Instructions for the task: The line containing "import plotly.graph_objects as go" marks the end: extract everything from the first line of the data through that line, exactly, with no pictures.

Data segment:
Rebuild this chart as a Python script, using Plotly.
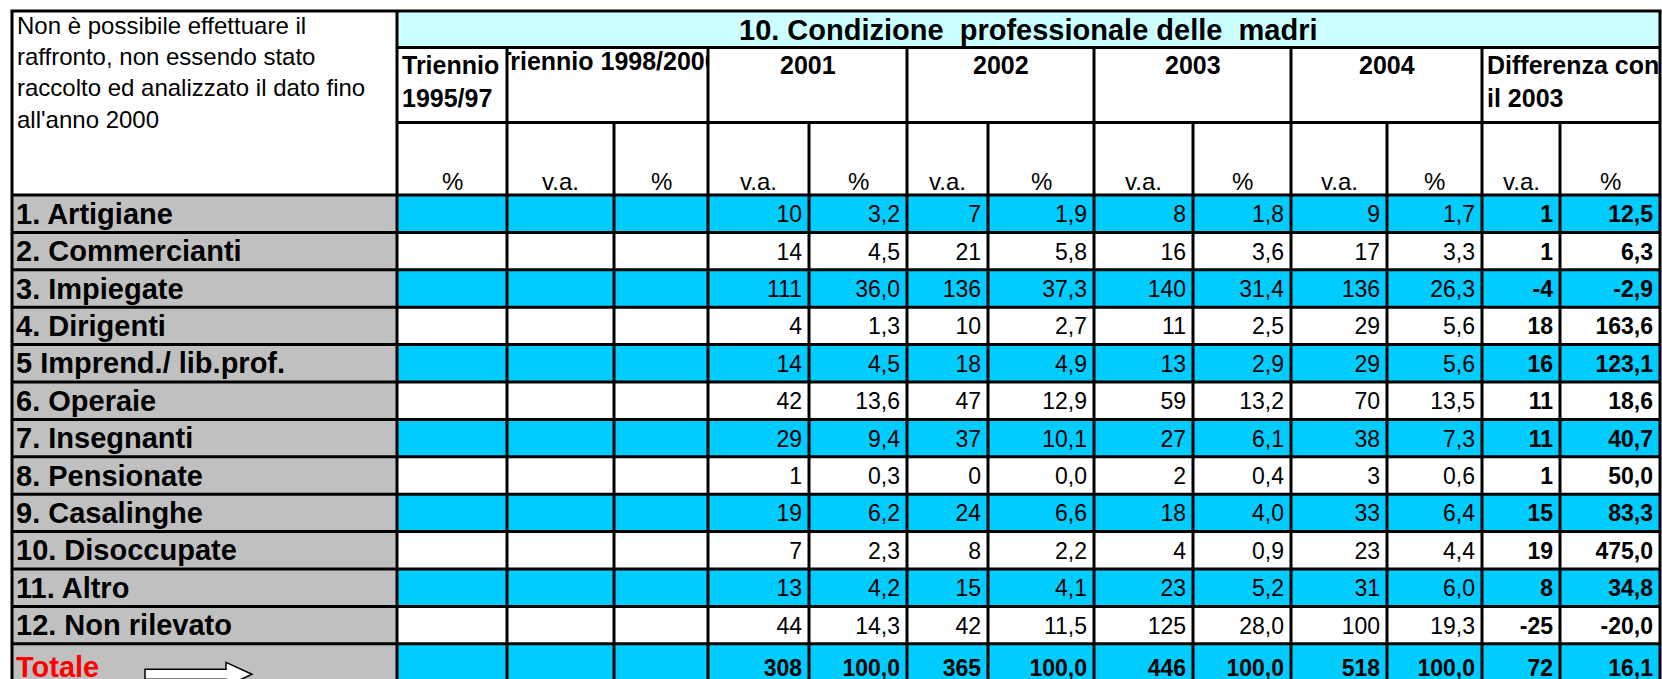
import plotly.graph_objects as go

# ---------------- data ----------------
categories = ["1. Artigiane", "2. Commercianti", "3. Impiegate", "4. Dirigenti",
              "5 Imprend./ lib.prof.", "6. Operaie", "7. Insegnanti", "8. Pensionate",
              "9. Casalinghe", "10. Disoccupate", "11. Altro", "12. Non rilevato"]
va_2001 = [10, 14, 111, 4, 14, 42, 29, 1, 19, 7, 13, 44]
pct_2001 = [3.2, 4.5, 36.0, 1.3, 4.5, 13.6, 9.4, 0.3, 6.2, 2.3, 4.2, 14.3]
va_2002 = [7, 21, 136, 10, 18, 47, 37, 0, 24, 8, 15, 42]
pct_2002 = [1.9, 5.8, 37.3, 2.7, 4.9, 12.9, 10.1, 0.0, 6.6, 2.2, 4.1, 11.5]
va_2003 = [8, 16, 140, 11, 13, 59, 27, 2, 18, 4, 23, 125]
pct_2003 = [1.8, 3.6, 31.4, 2.5, 2.9, 13.2, 6.1, 0.4, 4.0, 0.9, 5.2, 28.0]
va_2004 = [9, 17, 136, 29, 29, 70, 38, 3, 33, 23, 31, 100]
pct_2004 = [1.7, 3.3, 26.3, 5.6, 5.6, 13.5, 7.3, 0.6, 6.4, 4.4, 6.0, 19.3]
diff_va = [1, 1, -4, 18, 16, 11, 11, 1, 15, 19, 8, -25]
diff_pct = [12.5, 6.3, -2.9, 163.6, 123.1, 18.6, 40.7, 50.0, 83.3, 475.0, 34.8, -20.0]

total_label = "Totale"
total_va = [308, 365, 446, 518]
total_pct = [100.0, 100.0, 100.0, 100.0]
total_diff_va = 72
total_diff_pct = 16.1

title_text = "10. Condizione  professionale delle  madri"
note_lines = ["Non è possibile effettuare il", "raffronto, non essendo stato",
              "raccolto ed analizzato il dato fino", "all'anno 2000"]
period_headers = ["Triennio<br>1995/97", "Triennio 1998/2000", "2001", "2002",
                  "2003", "2004", "Differenza con<br>il 2003"]
sub_headers = ["%", "v.a.", "%", "v.a.", "%", "v.a.", "%", "v.a.", "%",
               "v.a.", "%", "v.a.", "%"]

# ---------------- layout geometry (pixels) ----------------
W, H = 1662, 679
XE = [12, 397, 507, 614, 708, 809, 907, 988, 1094, 1193, 1291, 1387, 1482, 1560, 1660]
Y_TOP, Y_TITLE, Y_YEAR, Y_HEAD = 11, 47.5, 122.5, 195
ROW_H = 37.4
n_rows = len(categories) + 1
row_tops = [Y_HEAD + ROW_H * k for k in range(n_rows)]
Y_END = 692
row_bots = row_tops[1:] + [Y_END]
period_spans = [(1, 2), (2, 4), (4, 6), (6, 8), (8, 10), (10, 12), (12, 14)]

FONT = "Liberation Sans"
CYAN, LIGHT, GREY = "#00CCFF", "#CCFFFF", "#C0C0C0"

def fmt_pct(v):
    return f"{v:.1f}".replace(".", ",")

# text vertical position in rows
row_text_y = [t + 21.5 for t in row_tops[:-1]] + [row_tops[-1] + 26]

fig = go.Figure()

# row labels
lab_text = [f"<b>{c}</b>" for c in categories] + [f"<b>{total_label}</b>"]
lab_col = ["black"] * len(categories) + ["#FF0000"]
fig.add_trace(go.Scatter(x=[16] * n_rows, y=row_text_y, mode="text", text=lab_text,
                         textposition="middle right",
                         textfont=dict(family=FONT, size=29, color=lab_col),
                         hoverinfo="skip", showlegend=False))

series = [(va_2001, str, False, total_va[0]), (pct_2001, fmt_pct, False, total_pct[0]),
          (va_2002, str, False, total_va[1]), (pct_2002, fmt_pct, False, total_pct[1]),
          (va_2003, str, False, total_va[2]), (pct_2003, fmt_pct, False, total_pct[2]),
          (va_2004, str, False, total_va[3]), (pct_2004, fmt_pct, False, total_pct[3]),
          (diff_va, str, True, total_diff_va), (diff_pct, fmt_pct, True, total_diff_pct)]
for i, (vals, f, bold, tot) in enumerate(series):
    col = 4 + i
    texts = [f"<b>{f(v)}</b>" if bold else f(v) for v in vals] + [f"<b>{f(tot)}</b>"]
    fig.add_trace(go.Scatter(x=[XE[col + 1] - 7] * n_rows, y=row_text_y, mode="text",
                             text=texts, textposition="middle left",
                             textfont=dict(family=FONT, size=23, color="black"),
                             hoverinfo="skip", showlegend=False))

# clipped header (Triennio 1998/2000) drawn as trace so borders/masks can clip it
a, b = period_spans[1]
fig.add_trace(go.Scatter(x=[(XE[a] + XE[b]) / 2], y=[64], mode="text",
                         text=[f"<b>{period_headers[1]}</b>"], textposition="middle center",
                         textfont=dict(family=FONT, size=25, color="black"),
                         hoverinfo="skip", showlegend=False))

shapes = []
# fills
shapes.append(dict(type="rect", x0=XE[1], x1=XE[-1], y0=Y_TOP, y1=Y_TITLE,
                   fillcolor=LIGHT, line=dict(width=0), layer="below"))
for k in range(n_rows):
    shapes.append(dict(type="rect", x0=XE[0], x1=XE[1], y0=row_tops[k], y1=row_bots[k],
                       fillcolor=GREY, line=dict(width=0), layer="below"))
    if k % 2 == 0:
        shapes.append(dict(type="rect", x0=XE[1], x1=XE[-1], y0=row_tops[k], y1=row_bots[k],
                           fillcolor=CYAN, line=dict(width=0), layer="below"))
# masks for overflowing header text
shapes.append(dict(type="rect", x0=492, x1=XE[2], y0=Y_TITLE + 2, y1=Y_YEAR - 2,
                   fillcolor="white", line=dict(width=0), layer="above"))
shapes.append(dict(type="rect", x0=XE[4], x1=XE[4] + 14, y0=Y_TITLE + 2, y1=Y_YEAR - 2,
                   fillcolor="white", line=dict(width=0), layer="above"))

def hline(y, x0, x1):
    shapes.append(dict(type="line", x0=x0, x1=x1, y0=y, y1=y,
                       line=dict(color="black", width=3), layer="above"))

def vline(x, y0, y1):
    shapes.append(dict(type="line", x0=x, x1=x, y0=y0, y1=y1,
                       line=dict(color="black", width=3), layer="above"))

hline(Y_TOP, XE[0] - 1.5, XE[-1] + 1.5)
hline(Y_TITLE, XE[1], XE[-1])
hline(Y_YEAR, XE[1], XE[-1])
for y in row_tops:
    hline(y, XE[0], XE[-1])
vline(XE[0], Y_TOP, Y_END)
vline(XE[-1], Y_TOP, Y_END)
vline(XE[1], Y_TOP, Y_END)
for (a, b) in period_spans[1:]:
    vline(XE[a], Y_TITLE, Y_END)
for c in [3, 5, 7, 9, 11, 13]:
    vline(XE[c], Y_YEAR, Y_END)

# arrow next to "Totale"
ax0, ax1, axt = 145, 226, 252
acy = row_tops[-1] + 30.5
bh, hh = 5, 12
path = (f"M {ax0} {acy - bh} L {ax1} {acy - bh} L {ax1} {acy - hh} L {axt} {acy} "
        f"L {ax1} {acy + hh} L {ax1} {acy + bh} L {ax0} {acy + bh} Z")
shapes.append(dict(type="path", path=path, fillcolor="white",
                   line=dict(color="black", width=1.5), layer="above"))

annotations = []
annotations.append(dict(x=(XE[1] + XE[-1]) / 2, y=(Y_TOP + Y_TITLE) / 2 + 1,
                        text=f"<b>{title_text}</b>", showarrow=False,
                        xanchor="center", yanchor="middle",
                        font=dict(family=FONT, size=29, color="black")))
annotations.append(dict(x=15, y=Y_TOP - 1, text="<br>".join(note_lines), showarrow=False,
                        xanchor="left", yanchor="top", align="left",
                        font=dict(family=FONT, size=24, color="black")))
for i, (a, b) in enumerate(period_spans):
    if i == 1:
        continue
    if "<br>" in period_headers[i]:
        annotations.append(dict(x=XE[a] + 3, y=Y_TITLE + 1, text=f"<b>{period_headers[i]}</b>",
                                showarrow=False, xanchor="left", yanchor="top", align="left",
                                font=dict(family=FONT, size=25, color="black")))
    else:
        annotations.append(dict(x=(XE[a] + XE[b]) / 2, y=Y_TITLE + 1,
                                text=f"<b>{period_headers[i]}</b>",
                                showarrow=False, xanchor="center", yanchor="top",
                                font=dict(family=FONT, size=25, color="black")))
for j, s in enumerate(sub_headers):
    c = 1 + j
    annotations.append(dict(x=(XE[c] + XE[c + 1]) / 2, y=181, text=s, showarrow=False,
                            xanchor="center", yanchor="middle",
                            font=dict(family=FONT, size=24, color="black")))
for an in annotations:
    an["xref"] = "x"
    an["yref"] = "y"

fig.update_layout(width=W, height=H, margin=dict(l=0, r=0, t=0, b=0),
                  paper_bgcolor="white", plot_bgcolor="white",
                  xaxis=dict(range=[0, W], visible=False, fixedrange=True),
                  yaxis=dict(range=[H, 0], visible=False, fixedrange=True),
                  shapes=shapes, annotations=annotations, showlegend=False)
fig.write_html("out.html",
               config={"displayModeBar": False, "staticPlot": True},
               post_script="document.body.style.margin='0';"
                           "document.body.style.overflow='hidden';")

Reply to the task:
Rebuild this chart as a Python script, using Plotly.
import plotly.graph_objects as go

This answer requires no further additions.